O'Brien has a gift for writing about country life without making it seem quirky or quaint. She's not offering up her characters for the scrutiny of city sophisticates -- she's collapsing the distance between their lives and ours. A village dance replete with stolen kisses, a pair of oversexed and mercenary sisters who aren't above crying "rape" if there's money in it, a fawnlike greyhound pup who steals the hearts of every man and woman who lays eyes on him: These are the layers of detail that O'Brien banks around her narrative, bringing a time and a place and a way of life into sharp focus even as she's unfurling any number of gossamer emotional undercurrents.
Set in western Ireland in the 1970s, "Wild Decembers" chronicles the feud between Joseph Brennan and newcomer Mick Bugler. The latter has just arrived to take possession of some family land on what Brennan considers "his" mountain; at first, Brennan is fascinated by and attracted to the hypnotic Bugler, but before long his jealousy and suspicion get the better of him. Worse yet, his younger sister Breege is beginning to drift (if not fall madly) into love with Bugler. And Bugler, who may be falling in love with her as well, is betrothed to a woman who's due to join him in his new home in a matter of months.

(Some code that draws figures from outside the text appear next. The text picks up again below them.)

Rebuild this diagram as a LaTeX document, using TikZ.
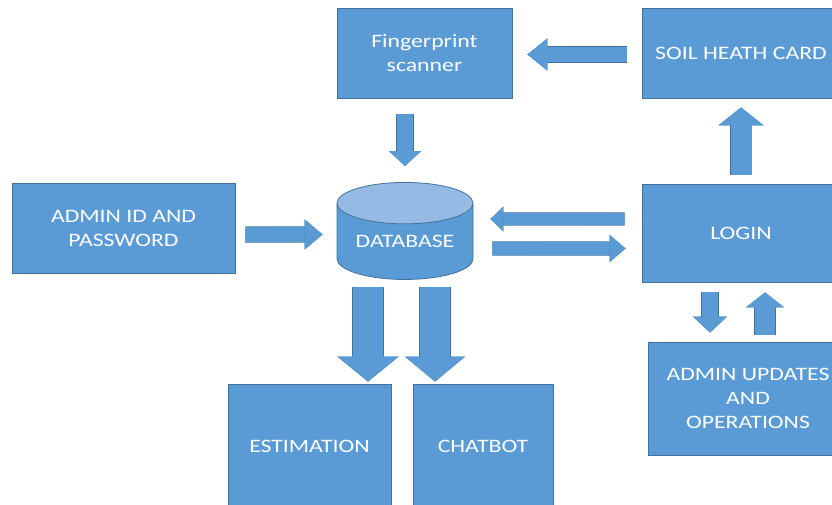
\documentclass[tikz,border=0pt]{standalone}
\usepackage{fontspec}
\setmainfont{Carlito}[FakeStretch=1.25]
\usepackage{tikz}
\usetikzlibrary{arrows.meta, positioning, shapes.geometric, calc}
\definecolor{boxblue}{HTML}{5B9BD5}
\definecolor{edgeblue}{HTML}{41719C}
\definecolor{topblue}{HTML}{95BBE4}
\tikzset{%
   % filled blue block with white caps text
   box/.style={
      rectangle,
      draw=edgeblue,
      fill=boxblue,
      line width=.8pt,
      text=white,
      align=center,
      inner sep=0pt,
      font=\fontsize{19}{24}\selectfont
   },
   dbnode/.style={
      cylinder,
      shape border rotate=90,
      aspect=.42,
      draw=edgeblue,
      line width=.8pt,
      cylinder uses custom fill,
      cylinder body fill=boxblue,
      cylinder end fill=topblue,
      text=white,
      inner sep=0pt,
      font=\fontsize{19}{24}\selectfont
   },
   % block arrow: shaft width, head width, head length
   blk/.style n args={3}{
      preaction={draw=edgeblue, line width=#1pt+1.4pt,
         -{Triangle[length=#3pt, width=#2pt, line width=1.4pt]}},
      draw=boxblue,
      line width=#1pt,
      -{Triangle[length=#3pt, width=#2pt, line width=0pt]}
   },
}

\begin{document}
\begin{tikzpicture}[x=1pt, y=-1pt]
    \useasboundingbox (0,0) rectangle (832,505);
    \node[box, minimum width=175, minimum height=90] (fp) at (424.5,53) {Fingerprint\\scanner};
    \node[box, minimum width=198, minimum height=90] (soil) at (741,53) {SOIL HEATH CARD};
    \node[box, minimum width=223, minimum height=90] (admin) at (123.5,228) {ADMIN ID AND\\PASSWORD};
    \node[dbnode, minimum width=136, minimum height=97] (db) at (405,241.5) {DATABASE};
    \node[box, minimum width=198, minimum height=98] (login) at (741,233) {LOGIN};
    \node[box, minimum width=200, minimum height=113] (upd) at (748,398.5) {ADMIN UPDATES\\AND\\OPERATIONS};
    \node[box, minimum width=163, minimum height=124] (est) at (309.5,446) {ESTIMATION};
    \node[box, minimum width=140, minimum height=124] (chat) at (483,446) {CHATBOT};
    % top row and database links
    \draw[blk={15}{32}{20}] ($(soil.west)+(-15,1.5)$) -- ($(fp.east)+(15,1.5)$);
    \draw[blk={16}{32}{15}] ($(fp.south)+(-19.5,16)$) -- ($(db.north)+(0,-16)$);
    \draw[blk={15}{30}{18}] ($(admin.east)+(10,6.5)$) -- ($(db.west)+(-14,-7)$);
    \draw[blk={12}{25}{13}] ($(login.west)+(-17,-14)$) -- ($(db.east)+(17,-22.5)$);
    \draw[blk={13}{27}{16}] ($(db.east)+(19,7)$) -- ($(login.west)+(-16,15.5)$);
    % login links
    \draw[blk={21}{45}{18}] ($(login.north)+(0,-9)$) -- ($(soil.south)+(0,9)$);
    \draw[blk={16}{34}{16}] ($(login.south)+(-31,10)$) -- ($(upd.north)+(-38,-9)$);
    \draw[blk={20}{38}{15}] ($(upd.north)+(17,-7)$) -- ($(login.south)+(24,10)$);
    % outputs
    \draw[blk={30}{61}{25}] ($(db.south)+(-37,7)$) -- ($(est.north)+(58.5,-2)$);
    \draw[blk={30}{60}{25}] ($(db.south)+(30,7)$) -- ($(chat.north)+(-48,-2)$);
\end{tikzpicture}
\end{document}
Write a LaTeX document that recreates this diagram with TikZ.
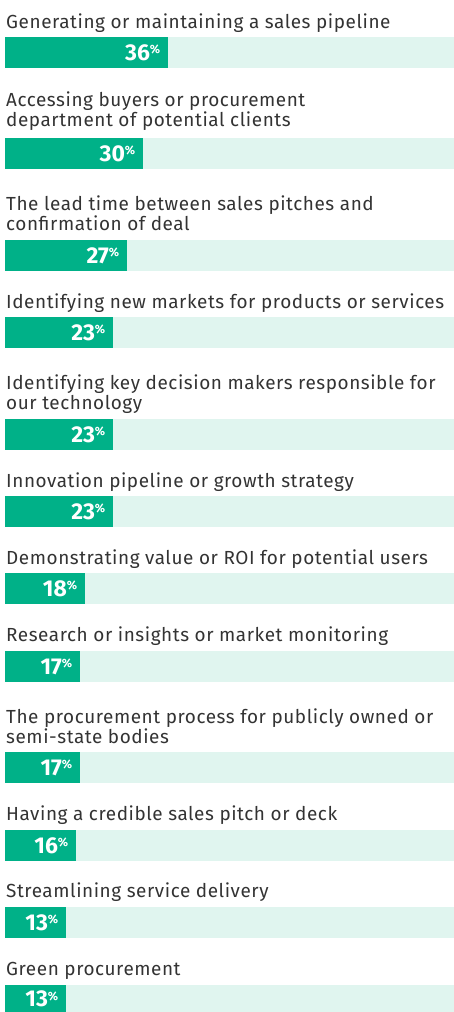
\documentclass[tikz,border=0pt]{standalone}
\usepackage{fontspec}
\setmainfont{Fira Sans}
\newfontfamily\itemfont[LetterSpace=3]{Fira Sans}
\usetikzlibrary{positioning}

\definecolor{barfill}{HTML}{00B188}
\definecolor{trackfill}{HTML}{E0F5EF}
\definecolor{itemgray}{HTML}{333333}

\tikzset{
  itemtext/.style={anchor=base west, inner sep=0pt, align=left, text=itemgray,
    font=\itemfont\fontsize{19}{20}\selectfont},
  trackbar/.style={anchor=north west, fill=trackfill, inner sep=0pt,
    minimum width=449bp, minimum height=31bp},
  valuebar/.style={anchor=north west, fill=barfill, inner sep=0pt, minimum height=31bp},
  pctnum/.style={anchor=east, inner sep=0pt, text=white, font=\bfseries\fontsize{23}{23}\selectfont}
}
\newcommand{\pcsign}[1]{#1\raisebox{0.3em}{\fontsize{12}{12}\selectfont\%}}

\begin{document}
\begin{tikzpicture}[x=1bp, y=-1bp]
		\useasboundingbox (0,0) rectangle (454,1012);
		
		\node[itemtext] (t1) at (6,28) {Generating or maintaining a sales pipeline};
		\node[trackbar] (b1) at (5,37) {};
		\node[valuebar, minimum width=163bp] (v1) at (5,37) {};
		\node[pctnum] (p1) at ([xshift=-8bp]v1.east) {\pcsign{36}};
		
		\node[itemtext] (t2) at (6,126) {Accessing buyers or procurement\\department of potential clients};
		\node[trackbar] (b2) at (5,138) {};
		\node[valuebar, minimum width=138bp] (v2) at (5,138) {};
		\node[pctnum] (p2) at ([xshift=-8bp]v2.east) {\pcsign{30}};
		
		\node[itemtext] (t3) at (6,230) {The lead time between sales pitches and\\confirmation of deal};
		\node[trackbar] (b3) at (5,240) {};
		\node[valuebar, minimum width=122bp] (v3) at (5,240) {};
		\node[pctnum] (p3) at ([xshift=-8bp]v3.east) {\pcsign{27}};
		
		\node[itemtext] (t4) at (6,308) {Identifying new markets for products or services};
		\node[trackbar] (b4) at (5,317) {};
		\node[valuebar, minimum width=108bp] (v4) at (5,317) {};
		\node[pctnum] (p4) at ([xshift=-8bp]v4.east) {\pcsign{23}};
		
		\node[itemtext] (t5) at (6,409) {Identifying key decision makers responsible for\\our technology};
		\node[trackbar] (b5) at (5,419) {};
		\node[valuebar, minimum width=108bp] (v5) at (5,419) {};
		\node[pctnum] (p5) at ([xshift=-8bp]v5.east) {\pcsign{23}};
		
		\node[itemtext] (t6) at (6,487) {Innovation pipeline or growth strategy};
		\node[trackbar] (b6) at (5,496) {};
		\node[valuebar, minimum width=108bp] (v6) at (5,496) {};
		\node[pctnum] (p6) at ([xshift=-8bp]v6.east) {\pcsign{23}};
		
		\node[itemtext] (t7) at (6,564) {Demonstrating value or ROI for potential users};
		\node[trackbar] (b7) at (5,573) {};
		\node[valuebar, minimum width=80bp] (v7) at (5,573) {};
		\node[pctnum] (p7) at ([xshift=-8bp]v7.east) {\pcsign{18}};
		
		\node[itemtext] (t8) at (6,641) {Research or insights or market monitoring};
		\node[trackbar] (b8) at (5,651) {};
		\node[valuebar, minimum width=75bp] (v8) at (5,651) {};
		\node[pctnum] (p8) at ([xshift=-8bp]v8.east) {\pcsign{17}};
		
		\node[itemtext] (t9) at (6,743) {The procurement process for publicly owned or\\semi-state bodies};
		\node[trackbar] (b9) at (5,752) {};
		\node[valuebar, minimum width=75bp] (v9) at (5,752) {};
		\node[pctnum] (p9) at ([xshift=-8bp]v9.east) {\pcsign{17}};
		
		\node[itemtext] (t10) at (6,820) {Having a credible sales pitch or deck};
		\node[trackbar] (b10) at (5,830) {};
		\node[valuebar, minimum width=71bp] (v10) at (5,830) {};
		\node[pctnum] (p10) at ([xshift=-8bp]v10.east) {\pcsign{16}};
		
		\node[itemtext] (t11) at (6,897) {Streamlining service delivery};
		\node[trackbar] (b11) at (5,907) {};
		\node[valuebar, minimum width=61bp] (v11) at (5,907) {};
		\node[pctnum] (p11) at ([xshift=-8bp]v11.east) {\pcsign{13}};
		
		% last bar runs off the bottom edge
		\node[itemtext] (t12) at (6,975) {Green procurement};
		\node[trackbar] (b12) at (5,985) {};
		\node[valuebar, minimum width=61bp] (v12) at (5,985) {};
		\node[pctnum] (p12) at ([xshift=-8bp, yshift=1.5bp]v12.east) {\pcsign{13}};
		
		\end{tikzpicture}
\end{document}
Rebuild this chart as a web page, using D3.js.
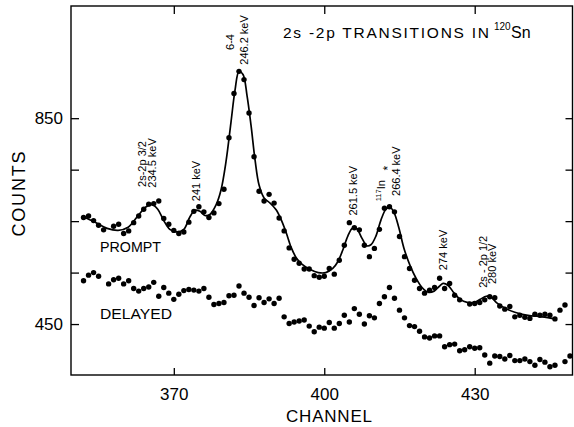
<!DOCTYPE html>
<html>
<head>
<meta charset="utf-8">
<script src="https://cdn.jsdelivr.net/npm/d3@7"></script>
<style>
  body { margin: 0; background: #fff; }
  text { font-family: "Liberation Sans", Arial, Helvetica, sans-serif; fill: #000; }
</style>
</head>
<body>
<svg id="chart" width="574" height="427"></svg>
<script>
// Prompt gamma spectrum: channel and counts for each measured point
const promptChannels = [
  352,353,354,355,356,
  358,359,360,361,362,363,364,365,366,367,
  368,369,370,371,372,373,374,375,376,377,
  378,379,380,381,382,383,384,385,386,387,
  388,389,390,391,392,393,394,395,396,397,
  398,399,400,401,402,403,404,405,406,407,
  408,409,410,411,412,413,414,415,416,417,
  418,419,420,421,422,423,424,425,426,427,
  429,430,431,432,433,434,435,436,437,438,
  439,440,441,442,443,444,445,446,447,448
];
const promptCounts = [
  657,660,651,642,633,
  640,644,626,631,647,660,673,683,684,689,
  655,644,632,626,629,648,669,678,668,657,
  666,684,712,812,898,941,925,860,775,708,
  689,702,685,656,631,598,576,568,557,557,
  544,541,543,558,547,574,603,647,637,633,
  603,581,597,634,675,678,668,620,581,558,
  535,519,510,516,521,539,519,529,506,497,
  489,490,492,497,503,501,485,479,484,464,
  467,463,461,469,467,469,467,460,477,487
];

// Fitted line through the prompt spectrum (knots along the drawn curve)
const fitChannels = [
  352,354.3,356.7,358.9,360.9,362.9,364.5,365.7,366.8,368.0,
  369.2,370.6,372.0,373.2,374.2,375.2,376.2,377.2,378.4,379.4,
  380.4,381.4,382.2,383.0,383.8,384.6,385.4,386.2,387.0,388.0,
  389.2,390.4,391.4,392.4,393.4,394.4,395.6,397.2,398.8,400.3,
  401.7,402.7,403.7,404.7,405.7,406.5,407.5,408.5,409.3,410.3,
  411.3,412.3,413.1,413.9,414.9,415.9,417.1,418.3,419.5,420.7,
  421.9,422.9,423.7,424.7,425.9,427.1,428.5,429.9,431.1,432.3,
  433.3,434.4,436.0,438.0,440.6,443.4,446.2
];
const fitCounts = [
  658,648,636,632,638,661,678,682,673,651,
  634,629,634,658,671,669,661,663,681,710,
  765,842,904,941,935,894,836,769,720,695,
  685,672,653,628,599,579,566,556,550,550,
  558,571,594,621,637,635,617,602,604,621,
  652,673,677,667,636,597,564,539,521,512,
  514,523,529,525,510,498,492,492,498,504,
  502,491,481,473,467,464,460
];

// Delayed spectrum
const delayedChannels = [
  352,353,354,355,
  357,358,359,360,361,362,363,364,365,366,
  367,368,369,370,371,372,373,374,375,376,
  377,378,379,380,381,382,383,384,385,386,
  387,388,389,390,391,392,393,394,395,396,
  397,398,399,400,401,402,403,404,405,406,
  407,408,409,410,411,412,413,414,415,416,
  417,418,419,420,421,422,423,424,425,426,
  427,428,429,430,431,432,433,434,435,436,
  437,438,439,440,441,442,443,444,445,446,
  448,449
];
const delayedCounts = [
  534,545,550,543,
  528,536,539,528,534,519,514,519,522,531,
  504,521,510,498,508,515,517,516,514,519,
  502,488,490,492,505,506,524,510,502,486,
  501,492,499,490,500,464,451,454,456,458,
  446,435,444,442,453,442,451,467,454,480,
  469,450,466,462,490,503,521,500,477,462,
  447,445,436,425,423,427,427,406,410,411,
  398,400,406,403,404,390,374,388,387,382,
  389,379,379,382,377,370,381,376,367,370,
  377,388
];

const xTicks = [370, 400, 430];
const xTickLabels = ["370", "400", "430"];
const yTicks = [450, 550, 650, 750, 850];
const yTickLabels = ["450", "", "", "", "850"];

// Peak annotations (rotated text), anchored in channel / counts units
const peakLabels = [
  { text: "2s-2p 3/2", ch: 363.66, c: 761 },
  { text: "234.5 keV", ch: 365.75, c: 763 },
  { text: "241 keV",   ch: 374.4,  c: 728 },
  { text: "6-4",       ch: 381.2,  c: 998 },
  { text: "246.2 keV", ch: 384.0,  c: 1002 },
  { text: "261.5 keV", ch: 405.7,  c: 709 },
  { text: "266.4 keV", ch: 414.3,  c: 747 },
  { text: "274 keV",   ch: 423.7,  c: 594 },
  { text: "2s - 2p 1/2", ch: 431.65, c: 571 },
  { text: "280 keV",   ch: 433.45, c: 567 }
];

const W = 574, H = 427;
const plot = { left: 71, right: 572.5, top: 6, bottom: 375 };

const svg = d3.select("#chart");
svg.append("rect").attr("width", W).attr("height", H).attr("fill", "#fff");

const x = d3.scaleLinear().domain([349.5, 449.5]).range([plot.left, plot.right]);
const y = d3.scaleLinear().domain([351, 1068]).range([plot.bottom, plot.top]);

const fontFamily = '"Liberation Sans", Arial, Helvetica, sans-serif';

// Axes with inward ticks on all four sides
const axisStyle = g => {
  g.select(".domain").remove();
  g.selectAll("line").attr("stroke", "#000").attr("stroke-width", 1.3);
  g.selectAll("text").attr("font-family", fontFamily).attr("fill", "#000");
};

svg.append("g")
  .attr("transform", `translate(0,${plot.bottom})`)
  .call(d3.axisBottom(x).tickValues(xTicks).tickSize(-7).tickPadding(13)
    .tickFormat((d, i) => xTickLabels[i]))
  .call(axisStyle)
  .selectAll("text").attr("font-size", 17);

svg.append("g")
  .attr("transform", `translate(0,${plot.top})`)
  .call(d3.axisTop(x).tickValues(xTicks).tickSize(-8).tickFormat(() => ""))
  .call(axisStyle);

svg.append("g")
  .attr("transform", `translate(${plot.left},0)`)
  .call(d3.axisLeft(y).tickValues(yTicks).tickSize(-8).tickPadding(8)
    .tickFormat((d, i) => yTickLabels[i]))
  .call(axisStyle)
  .selectAll("text").attr("font-size", 17);

svg.append("g")
  .attr("transform", `translate(${plot.right},0)`)
  .call(d3.axisRight(y).tickValues(yTicks).tickSize(-7).tickFormat(() => ""))
  .call(axisStyle);

// Frame
svg.append("rect")
  .attr("x", plot.left).attr("y", plot.top)
  .attr("width", plot.right - plot.left).attr("height", plot.bottom - plot.top)
  .attr("fill", "none").attr("stroke", "#000").attr("stroke-width", 1.4);

const prompt = promptChannels.map((ch, i) => ({ ch, c: promptCounts[i] }));
const delayed = delayedChannels.map((ch, i) => ({ ch, c: delayedCounts[i] }));
const fit = fitChannels.map((ch, i) => ({ ch, c: fitCounts[i] }));

// Fitted prompt curve
const fitLine = d3.line().x(d => x(d.ch)).y(d => y(d.c)).curve(d3.curveCatmullRom.alpha(0.5));
svg.append("path")
  .datum(fit)
  .attr("d", fitLine)
  .attr("fill", "none").attr("stroke", "#000").attr("stroke-width", 1.7)
  .attr("stroke-linejoin", "round");

// Data points
const drawPoints = (data) => svg.append("g").selectAll("circle")
  .data(data).join("circle")
  .attr("cx", d => x(d.ch)).attr("cy", d => y(d.c))
  .attr("r", 2.7).attr("fill", "#000");
drawPoints(prompt);
drawPoints(delayed);

// Rotated peak annotations
peakLabels.forEach(l => {
  svg.append("text")
    .attr("transform", `translate(${x(l.ch)},${y(l.c)}) rotate(-90)`)
    .attr("text-anchor", "middle").attr("dy", "0.35em")
    .attr("font-size", 11)
    .text(l.text);
});

// 117In* label with superscript mass number
const inLabel = svg.append("text")
  .attr("transform", `translate(${x(411.3)},${y(709)}) rotate(-90)`)
  .attr("text-anchor", "middle").attr("y", 4)
  .attr("font-size", 11);
inLabel.append("tspan").attr("font-size", 7.5).attr("dy", -4).text("117");
inLabel.append("tspan").attr("dy", 4).text("In");
svg.append("text")
  .attr("transform", `translate(${x(412.7)},${y(753)}) rotate(-90)`)
  .attr("text-anchor", "middle").attr("dy", "0.35em")
  .attr("font-size", 12)
  .text("*");

// Series labels
svg.append("text").attr("x", 100).attr("y", 252)
  .attr("font-size", 14).attr("textLength", 61).attr("lengthAdjust", "spacingAndGlyphs")
  .text("PROMPT");
svg.append("text").attr("x", 100).attr("y", 319)
  .attr("font-size", 14).attr("textLength", 72).attr("lengthAdjust", "spacingAndGlyphs")
  .text("DELAYED");

// Title
svg.append("text").attr("x", 283).attr("y", 38)
  .attr("font-size", 15.5).attr("textLength", 206).attr("lengthAdjust", "spacing")
  .text("2s -2p TRANSITIONS IN");
svg.append("text").attr("x", 494).attr("y", 30)
  .attr("font-size", 10)
  .text("120");
svg.append("text").attr("x", 511).attr("y", 38)
  .attr("font-size", 16)
  .text("Sn");

// Axis titles
svg.append("text").attr("x", 329).attr("y", 422)
  .attr("text-anchor", "middle").attr("font-size", 17)
  .attr("textLength", 86).attr("lengthAdjust", "spacing")
  .text("CHANNEL");
svg.append("text")
  .attr("transform", "translate(25,194) rotate(-90)")
  .attr("text-anchor", "middle").attr("font-size", 18)
  .attr("textLength", 85).attr("lengthAdjust", "spacing")
  .text("COUNTS");
</script>
</body>
</html>
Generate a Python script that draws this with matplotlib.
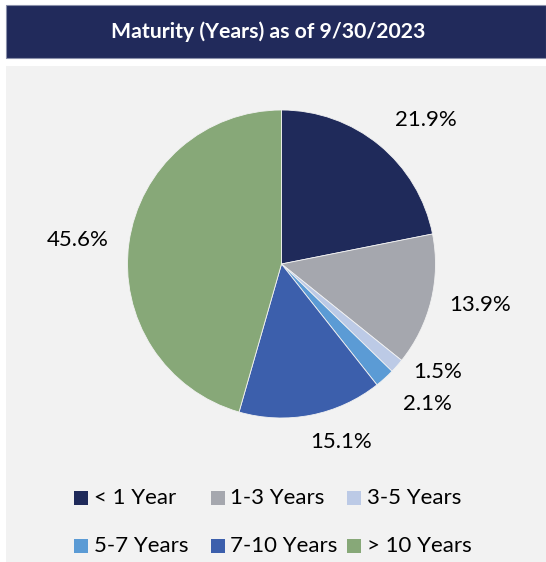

The story isn't complicated, but it runs deep. O'Brien defines the magnitude of the land feud early on, describing "fields that mean more than fields, fields that translate into nuptials into blood; fields lost, regained, and lost again in that fickle and fractured sequence of things." O'Brien leads us by the hand through a troubling, fiery, resoundingly passionate story, and her language is an irresistible secret weapon: It isn't wrought into poetry so much as molded into gentle curves that suggest the slope of a grassy hill or echo the rush of a wave. It cuts right to the heart of the most terrifying and exquisite human feelings without ever becoming florid or overwrought, as when Breege acknowledges what has happened to her and how it's too late to turn away from it:
Bugler opened up some vein in me, and it is not his fault no more than it is mine. I will know him again, I will be the one to hold him when dead, the one to bury him. I know that ... You can go years and years of normal life, all day, every day, milking, foddering, saying the given things, and then one day something opens in you, wild and marvellous, like the great rills that run down the mountain in the rain, rapid, jouncing, turning everything they touch into something living; a mossy log suddenly having the intent and slither of a crocodile.
You can find writers who are just as fierce and fearless, or as attuned to language, or as sensitive to delicate secrets. But very rarely do you find them all in one package. "Wild Decembers" is a smallish book with greatness in its veins, and if its title conjures up the depth of winter, at its core it feels like the full-on rush of springtime.